One of the most important decisions related to structure building, and one you don’t hear much about, is the actual selection of the structure that should be modeled. Masterfully building a structure that is an ill fit for your theme doesn’t get you anywhere. Easier said than done as it’s more art than science in many cases. Even in a purely prototypical situation, decisions will need to be made as to how to compress the scene, which structures to build and which to omit. Rail served versus non-rail served isn’t a very good guide as often it’s the structures that don’t receive cars that set the stage and put a geographic stamp on things. You really need to touch a lot of bases at once. You want something interesting. You want something representative of the area. However, you need an enormous amount of willpower and self-discipline to avoid “cherry picking” and ending up with a block of buildings selected only for their “coolness” factor. Failure to do so will leave you expending an enormous amount of effort only to have the vague, unsatisfying feeling, of not fully creating the prototype vision that you have in your minds eye. If I can give any advice on the subject it would be, when in doubt, go “boring”.
Although the LAJ layout is loosely patterned after the Horn Lead, it’s not an exact match. Hence the challenge. All of the structures used thus far exist in the general vicinity, but I still need to make decisions as to which ones to use and which ones to skip.
With this structure, color matching became an issue as I only used photo wallpaper for the windows and doors (I’ve posted the window image file in my photo wallpaper page).
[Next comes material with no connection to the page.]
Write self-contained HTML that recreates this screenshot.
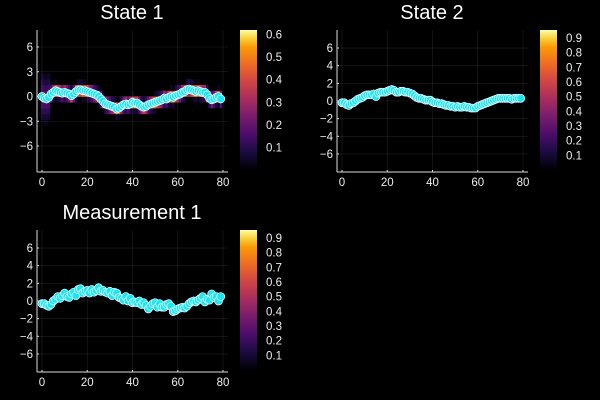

Originally, the color used for the lower band, while being close to the prototype, appeared to too stark on the layout. I made the decision to freelance with a custom mixed, very powdery blue (White with Model Master RAF Azure mixed in). Also, since the surface was painted with an airbrush, I didn’t get the natural color variation subtleties you’d get with photo wallpaper. The colors were too uniform. To break up the uniform color of the top and bottom bands I applied a very weak India Ink/alcohol wash (1/2 tsp. per pint) with a wide soft brush using vertical strokes.